Hardware manufactures will always supply drivers for Windows, but often forget to deliver Linux drivers for their hardware. So if you install Linux on your laptop you might discover that your ethernet network adapter or your wireless network adapter does not work. The Linux community is doing its best to deliver these drivers and in many cases with success. For wireless adapters the situation is complicated because there are hundreds of different types on the market.
This flood of hardware is bad news for Linux. But there is also some very good news: if you get your wireless working in monitor mode you can do many more, fascinating, things - unheard of in a Windows or Apple environment.
Out of the box
If you are lucky Linux recognizes your WiFi adapter out of the box. I bought very recently three WiFi USB adapters:
- Sitecom 150N
- Belkin Surf N300
- Icidu 300N
Linux drivers: cheap way ndiswrapper
If you are interested in only a few basic WiFi operations under Linux ndiswrapper might be the solution. The Linux program ndiswrapper wraps a windows driver in such a way that Linux can use it. You will never get more than the Windows functionality of the driver and possibly less.
WiFi not working on Linux
If your WiFi-adapter does not work because the Linux OS has not a built-in driver for it, you might find the driver on the Internet. In case of USB wireless adapters the supply of different brands is so large that the Linux community has problems in keeping up. The apparent lack of drivers is not so bad as you think. The wild zoo of wireless adapters is based on only a few chipsets. Ralink and Intel are very popular chipsets used in wireless adapters. The good news is that if your wireless uses a chipset for which a Linux driver is known you can use that driver, even if your wireless adapter is of another brand.
Finding your chipset
There are several ways of discovering what chipset is in your wireless adapter. The manufacturer gives this information only in exceptional cases. If the firmware of the adapter is of high quality the adapter will tell the system when interrogated the details about the chipset. Linux interrogates the network properties by running "
iwconfig" in a terminal window and Windows people run the command "
ipconfig /all" in a command window. But this solution begs the question: if your OS does not recognize the adapter it cannot give information about it. In a such a case you have to use the Windows version to find out, because if an adapter is not recognized by Windows it would not be on the market. To your regret you will discover that almost in any case the response of ipconfig is not detailed enough.
Use name of file containing the Windows driver
There is a method that never fails: use the name of the Windows driver. Mount your CD that came with your wireless adapter, locate the name of a windows driver. In my case I found:
- Sitecom 150N, name of file is "rtl8192cu.sys". I googled the name of the driver and I found that the chipset is RTL8192CU-GR from the company Realtek from Taiwan.

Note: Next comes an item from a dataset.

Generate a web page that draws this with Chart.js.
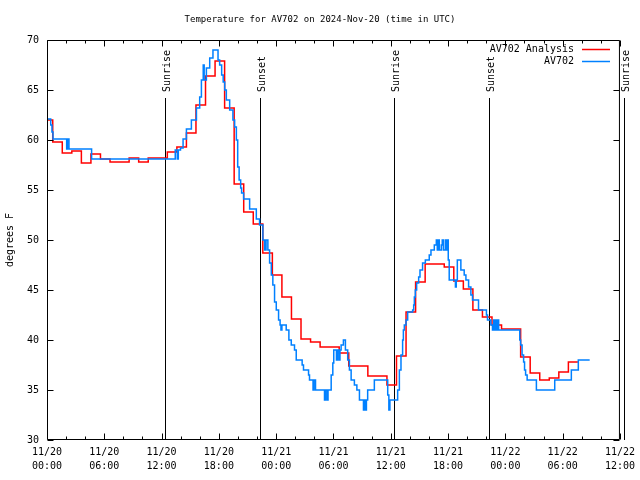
<!DOCTYPE html>
<html><head><meta charset="utf-8">
<script src="https://cdn.jsdelivr.net/npm/chart.js@4/dist/chart.umd.min.js"></script>
<style>html,body{margin:0;padding:0;background:#fff}</style>
</head><body>
<canvas id="c" width="640" height="480"></canvas>
<script>
const titleText = 'Temperature for AV702 on 2024-Nov-20 (time in UTC)';
const yAxisLabel = 'degrees F';
const seriesNames = ['AV702 Analysis', 'AV702'];
const seriesColors = ['#ff0000', '#0080ff'];
const startMonth = 11, startDay = 20;

// hours since 11/20 00:00 UTC
const analysisHours = [0, 0.6, 1.6, 2.6, 3.6, 4.6, 5.6, 6.6, 7.6, 8.6, 9.6, 10.6, 11.6, 12.6, 13.6, 14.6, 15.6, 16.6, 17.6, 18.6, 19.6,
  20.6, 21.6, 22.6, 23.6, 24.6, 25.6, 26.6, 27.6, 28.6, 29.6, 30.6, 31.6, 32.6, 33.6, 34.6, 35.6, 36.6, 37.6, 38.6, 39.6,
  40.6, 41.6, 42.6, 43.6, 44.6, 45.6, 46.6, 47.6, 48.6, 49.6, 50.6, 51.6, 52.6, 53.6, 54.6, 55.6];
const analysisTemps = [62.0, 59.8, 58.7, 58.9, 57.7, 58.6, 58.1, 57.8, 57.8, 58.2, 57.8, 58.2, 58.2, 58.8, 59.3, 60.7, 63.5, 66.4, 67.9, 63.2, 55.6,
  52.8, 51.6, 48.7, 46.5, 44.3, 42.1, 40.1, 39.8, 39.3, 39.3, 38.7, 37.4, 37.4, 36.4, 36.4, 35.5, 38.4, 42.8, 45.8, 47.6,
  47.6, 47.3, 45.9, 45.1, 43.0, 42.3, 41.5, 41.1, 41.1, 38.3, 36.7, 36.0, 36.2, 36.8, 37.8, 37.8];

const obsHours = [0.00, 0.39, 0.52, 0.63, 2.06, 2.14, 2.30, 4.67, 13.43, 13.64, 13.75, 13.98, 14.25, 14.60, 15.12, 15.65, 15.99, 16.17, 16.36, 16.46,
  16.69, 17.04, 17.38, 17.91, 18.08, 18.29, 18.45, 18.61, 18.78, 19.13, 19.47, 19.65, 19.83, 19.97, 20.12, 20.28, 20.38, 20.59, 21.22, 21.92,
  22.26, 22.61, 22.79, 22.94, 23.13, 23.31, 23.49, 23.65, 23.83, 24.01, 24.25, 24.41, 24.50, 24.60, 25.05, 25.33, 25.58, 25.92, 26.10, 26.72,
  26.86, 27.39, 27.49, 27.86, 27.96, 28.12, 29.06, 29.16, 29.32, 29.43, 29.76, 29.93, 30.03, 30.31, 30.41, 30.57, 30.68, 30.80, 31.04, 31.25,
  31.49, 31.67, 31.85, 32.19, 32.45, 32.54, 32.72, 33.14, 33.24, 33.34, 33.45, 33.58, 34.28, 35.68, 35.80, 35.91, 36.72, 36.90, 37.07, 37.24,
  37.32, 37.42, 37.60, 37.77, 38.29, 38.40, 38.47, 38.57, 38.71, 38.92, 39.06, 39.33, 39.62, 40.03, 40.21, 40.56, 40.77, 40.87, 40.98, 41.08,
  41.29, 41.39, 41.50, 41.71, 41.81, 41.92, 42.02, 42.12, 42.77, 42.86, 42.97, 43.34, 43.69, 43.87, 44.15, 44.39, 44.56, 45.19, 46.02, 46.13,
  46.48, 46.65, 46.78, 46.88, 46.98, 47.09, 47.19, 47.30, 49.51, 49.60, 49.75, 49.91, 50.01, 50.12, 50.28, 51.25, 53.17, 54.91, 55.64, 56.83];
const obsTemps = [62.1, 61.5, 60.8, 60.1, 59.1, 60.1, 59.1, 58.1, 59.0, 58.1, 59.0, 59.2, 60.1, 61.1, 62.0, 63.2, 64.3, 66.0, 67.5, 66.0,
  67.2, 68.2, 69.0, 68.0, 67.5, 66.5, 65.8, 65.0, 64.0, 63.0, 62.0, 61.3, 60.0, 57.3, 56.0, 55.2, 54.7, 54.1, 53.1, 52.1,
  51.5, 50.0, 49.0, 50.0, 49.0, 47.7, 46.5, 45.5, 43.8, 43.0, 42.0, 41.5, 41.0, 41.5, 41.0, 40.0, 39.5, 39.0, 38.0, 37.5,
  37.0, 36.5, 36.0, 35.0, 36.0, 35.0, 34.0, 35.0, 34.0, 35.0, 36.5, 37.7, 39.0, 38.0, 39.0, 38.0, 39.0, 39.5, 40.0, 39.0,
  38.0, 37.0, 36.0, 35.5, 35.0, 35.0, 34.0, 33.0, 34.0, 33.0, 34.0, 35.0, 36.0, 34.5, 33.0, 34.0, 35.0, 37.0, 38.5, 40.0,
  41.0, 41.5, 42.0, 42.8, 43.0, 43.5, 44.3, 45.0, 45.7, 46.3, 47.0, 47.7, 48.0, 48.5, 49.0, 49.5, 50.0, 49.0, 50.0, 49.0,
  49.5, 50.0, 49.0, 50.0, 49.0, 50.0, 48.0, 46.0, 45.3, 46.0, 48.0, 47.0, 46.5, 46.0, 45.3, 44.5, 44.0, 43.0, 42.5, 42.0,
  41.5, 41.0, 42.0, 41.0, 42.0, 41.0, 42.0, 41.0, 40.0, 39.5, 38.5, 37.8, 37.0, 36.5, 36.0, 35.0, 36.0, 37.0, 38.0, 38.0];

const sunEventNames = ['Sunrise', 'Sunset', 'Sunrise', 'Sunset', 'Sunrise'];
const sunEventHours = [12.33, 22.26, 36.37, 46.31, 60.42];

const FONT = 'DejaVu Sans Mono';

function pts(xs, ys) { return xs.map((x, i) => ({ x: x, y: ys[i] })); }

const framePlugin = {
  id: 'framePlugin',
  beforeDatasetsDraw(chart) {
    const ctx = chart.ctx, xs = chart.scales.x, a = chart.chartArea;
    ctx.save();
    ctx.strokeStyle = '#000'; ctx.lineWidth = 1;
    ctx.fillStyle = '#000';
    ctx.font = '10px "' + FONT + '"';
    sunEventHours.forEach((h, i) => {
      const px = Math.round(xs.getPixelForValue(h)) + 0.5;
      ctx.beginPath(); ctx.moveTo(px, 98); ctx.lineTo(px, a.bottom); ctx.stroke();
      ctx.save();
      ctx.translate(px + 1.5, 92);
      ctx.rotate(-Math.PI / 2);
      ctx.textAlign = 'left'; ctx.textBaseline = 'middle';
      ctx.fillText(sunEventNames[i], 0, 0);
      ctx.restore();
    });
    ctx.restore();
  },
  afterDraw(chart) {
    const ctx = chart.ctx, xs = chart.scales.x, ys = chart.scales.y, a = chart.chartArea;
    ctx.save();
    ctx.strokeStyle = '#000'; ctx.lineWidth = 1;
    const L = a.left + 0.5, R = a.right - 0.5, T = a.top + 0.5, B = a.bottom - 0.5;
    ctx.beginPath(); ctx.rect(L, T, R - L, B - T); ctx.stroke();
    ctx.beginPath();
    for (let v = ys.min; v <= ys.max; v += 5) {
      const py = Math.round(ys.getPixelForValue(v)) + 0.5;
      ctx.moveTo(L, py); ctx.lineTo(L + 6, py);
      ctx.moveTo(R, py); ctx.lineTo(R - 6, py);
    }
    for (let h = xs.min; h <= xs.max; h += 2) {
      const px = Math.round(xs.getPixelForValue(h)) + 0.5;
      const len = (h % 6 === 0) ? 6 : 3;
      ctx.moveTo(px, B); ctx.lineTo(px, B - len);
      ctx.moveTo(px, T); ctx.lineTo(px, T + len);
    }
    ctx.stroke();
    // legend
    ctx.font = '10px "' + FONT + '"';
    ctx.fillStyle = '#000';
    ctx.textAlign = 'right'; ctx.textBaseline = 'middle';
    seriesNames.forEach((n, i) => {
      const y = 49 + i * 12;
      ctx.fillText(n, 574, y);
      ctx.strokeStyle = seriesColors[i]; ctx.lineWidth = 1.5;
      ctx.beginPath(); ctx.moveTo(582, y + 0.5); ctx.lineTo(610, y + 0.5); ctx.stroke();
    });
    ctx.restore();
  }
};

new Chart(document.getElementById('c'), {
  type: 'line',
  data: {
    datasets: [
      { label: seriesNames[0], data: pts(analysisHours, analysisTemps), borderColor: seriesColors[0], borderWidth: 1.5,
        stepped: true, pointRadius: 0, fill: false, order: 2 },
      { label: seriesNames[1], data: pts(obsHours, obsTemps), borderColor: seriesColors[1], borderWidth: 1.5,
        stepped: true, pointRadius: 0, fill: false, order: 1 }
    ]
  },
  options: {
    responsive: false, animation: false, devicePixelRatio: 1,
    layout: { padding: 0 },
    plugins: {
      legend: { display: false },
      tooltip: { enabled: false },
      title: { display: true, text: titleText, color: '#000',
        font: { family: FONT, size: 9, weight: 'normal', lineHeight: 1.2 },
        padding: { top: 14, bottom: 15.2 } }
    },
    scales: {
      x: {
        type: 'linear', min: 0, max: 60,
        grid: { display: false, drawTicks: false }, border: { display: false },
        ticks: { stepSize: 6, autoSkip: false, maxRotation: 0, color: '#000', padding: 5,
          font: { family: FONT, size: 10, lineHeight: 1.4 },
          callback: (v) => {
            const d = startDay + Math.floor(v / 24);
            const hh = v % 24;
            return [startMonth + '/' + d, String(hh).padStart(2, '0') + ':00'];
          } },
        afterFit: (s) => { s.height = 40; }
      },
      y: {
        min: 30, max: 70,
        grid: { display: false, drawTicks: false }, border: { display: false },
        ticks: { stepSize: 5, color: '#000', padding: 8, font: { family: FONT, size: 10 } },
        title: { display: true, text: yAxisLabel, color: '#000', font: { family: FONT, size: 10, lineHeight: 1.2 },
          padding: { top: 4, bottom: 0 } },
        afterFit: (s) => { s.width = 47; }
      },
      yRight: {
        position: 'right', display: true, min: 30, max: 70,
        grid: { display: false, drawTicks: false }, border: { display: false },
        ticks: { display: false },
        afterFit: (s) => { s.width = 19; }
      }
    }
  },
  plugins: [framePlugin]
});
</script>
</body></html>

- Belkin Surf N300, name of file: rtl8192cu.sys. Surprise: exactly same chipset as the Sitecom
- Icidu 300 name of the file "athuw.sys". Googling told me it is an Atheros chipset. Opening the .inf file on the CD (is a text file) reveals it is an AR9271 from the US company Qualcomm Atheros.
You might have a working adapter on Windows, like the built-in wireless, without having the CD containing the driver. No problem. Go to Control Panel, System, Device manager. Locate the network adapter, double click on it. A tabbed window appears, click Driver, click Details and there it is: name of the drive.
Now that you have the name of the driver and the name of the chipset you can easily find the Linux driver - if available - on the Internet.
I assume now that you have a wireless adapter that is recognized by your Linux system. Can it be put in monitor mode? Well when you were looking for your Linux driver you should also look for the term "monitor mode". Sometimes more drivers are available for the same chipset, differing in their support for monitor mode and differing in their support of various Linux flavors. Linux developers often extend drivers to allow for the monitor mode.
Unfortunately a number of chipsets are not capable of being put in monitor mode, whatever driver you are using.
Now that you have name of your chipset it is quite easy to find out whether your chipset allows monitor mode. On both my HP laptops (2530p and 6930p) the built-in wireless adapers do not support monitor mode. If your adapter does not allow monitor mode, do what I did: buy a new one in the form of a USB stick. Wireless USB-adapters cost about 10$ a piece. I bought three in the hope one would do it. And indeed I was lucky.